§ THE EXERCISE
Strip the pictures and reproduce the rest of the listing exactly.

§ DATA LINES
^^^^

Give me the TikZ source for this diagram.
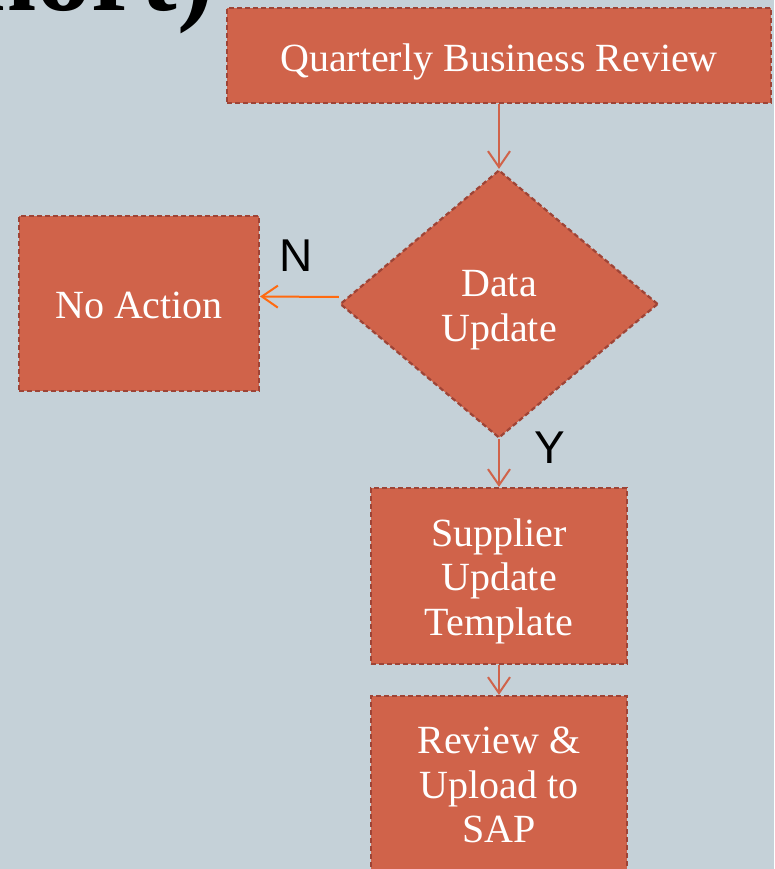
\documentclass[tikz,border=0pt]{standalone}
\usepackage{fontspec}
\setmainfont{Liberation Serif}
\newfontfamily\lsans{Liberation Sans}
\usetikzlibrary{shapes.geometric,arrows.meta}
\definecolor{bgc}{HTML}{C5D1D8}
\definecolor{boxfill}{HTML}{D0634A}
\definecolor{boxedge}{HTML}{9E4436}
\definecolor{arrc}{HTML}{D0634A}
\definecolor{arrn}{HTML}{FF6A10}
\newcommand{\shiftdown}[2]{\raisebox{-#1}[\height][\depth]{#2}}
\newcommand{\lines}[2]{\parbox{#1}{\centering #2}}
\tikzset{
  x=1pt,y=-1pt,
  flowbox/.style={draw=boxedge,fill=boxfill,line width=2.2pt,dash pattern=on 5pt off 3pt,
    text=white,align=center,inner sep=0pt,
    font=\fontsize{40}{44.5}\selectfont},
  decision/.style={flowbox,diamond,minimum width=318pt,minimum height=268pt},
  conn/.style={draw=arrc,line width=2pt,-{Straight Barb[length=16pt,width=22pt,line width=2pt]}},
  connN/.style={conn,draw=arrn},
  lbl/.style={font=\lsans\fontsize{46}{46}\selectfont,text=black,inner sep=0pt}
}
\begin{document}
\begin{tikzpicture}
\fill[bgc] (0,0) rectangle (774,869);
\useasboundingbox (0,0) rectangle (774,869);
\node[font=\bfseries\fontsize{110}{110}\selectfont,anchor=base east,inner sep=0pt] (title) at (214,11) {hort)};
\node[flowbox,minimum width=544pt,minimum height=95pt] (qbr) at (499,55.5) {\shiftdown{6pt}{Quarterly Business Review}};
\node[decision] (dia) at (499,304) {\shiftdown{6pt}{\lines{130pt}{Data\\Update}}};
\node[flowbox,minimum width=240pt,minimum height=175pt] (noact) at (139,303.5) {\shiftdown{2pt}{No Action}};
\node[flowbox,minimum width=256pt,minimum height=176pt] (sup) at (499,576) {\shiftdown{5pt}{\lines{250pt}{Supplier\\Update\\Template}}};
\node[flowbox,minimum width=256pt,minimum height=178pt] (rev) at (499,785) {\lines{250pt}{Review \&\\Upload to\\SAP}};
\node[lbl] (n) at (296,256) {N};
\node[lbl] (y) at (550,448) {Y};
\draw[conn] (qbr.south) -- (dia.north);
\draw[connN] ([yshift=7pt]dia.west) -- ([yshift=7pt]noact.east);
\draw[conn] (dia.south) -- (sup.north);
\draw[conn] (sup.south) -- (rev.north);
\end{tikzpicture}
\end{document}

^^^^

§ CORRECT RESPONSE
Give me the TikZ source for this diagram.
\documentclass[tikz,border=0pt]{standalone}
\usepackage{fontspec}
\setmainfont{Liberation Serif}
\newfontfamily\lsans{Liberation Sans}
\usetikzlibrary{shapes.geometric,arrows.meta}
\definecolor{bgc}{HTML}{C5D1D8}
\definecolor{boxfill}{HTML}{D0634A}
\definecolor{boxedge}{HTML}{9E4436}
\definecolor{arrc}{HTML}{D0634A}
\definecolor{arrn}{HTML}{FF6A10}
\newcommand{\shiftdown}[2]{\raisebox{-#1}[\height][\depth]{#2}}
\newcommand{\lines}[2]{\parbox{#1}{\centering #2}}
\tikzset{
  x=1pt,y=-1pt,
  flowbox/.style={draw=boxedge,fill=boxfill,line width=2.2pt,dash pattern=on 5pt off 3pt,
    text=white,align=center,inner sep=0pt,
    font=\fontsize{40}{44.5}\selectfont},
  decision/.style={flowbox,diamond,minimum width=318pt,minimum height=268pt},
  conn/.style={draw=arrc,line width=2pt,-{Straight Barb[length=16pt,width=22pt,line width=2pt]}},
  connN/.style={conn,draw=arrn},
  lbl/.style={font=\lsans\fontsize{46}{46}\selectfont,text=black,inner sep=0pt}
}
\begin{document}
\begin{tikzpicture}
\fill[bgc] (0,0) rectangle (774,869);
\useasboundingbox (0,0) rectangle (774,869);
\node[font=\bfseries\fontsize{110}{110}\selectfont,anchor=base east,inner sep=0pt] (title) at (214,11) {hort)};
\node[flowbox,minimum width=544pt,minimum height=95pt] (qbr) at (499,55.5) {\shiftdown{6pt}{Quarterly Business Review}};
\node[decision] (dia) at (499,304) {\shiftdown{6pt}{\lines{130pt}{Data\\Update}}};
\node[flowbox,minimum width=240pt,minimum height=175pt] (noact) at (139,303.5) {\shiftdown{2pt}{No Action}};
\node[flowbox,minimum width=256pt,minimum height=176pt] (sup) at (499,576) {\shiftdown{5pt}{\lines{250pt}{Supplier\\Update\\Template}}};
\node[flowbox,minimum width=256pt,minimum height=178pt] (rev) at (499,785) {\lines{250pt}{Review \&\\Upload to\\SAP}};
\node[lbl] (n) at (296,256) {N};
\node[lbl] (y) at (550,448) {Y};
\draw[conn] (qbr.south) -- (dia.north);
\draw[connN] ([yshift=7pt]dia.west) -- ([yshift=7pt]noact.east);
\draw[conn] (dia.south) -- (sup.north);
\draw[conn] (sup.south) -- (rev.north);
\end{tikzpicture}
\end{document}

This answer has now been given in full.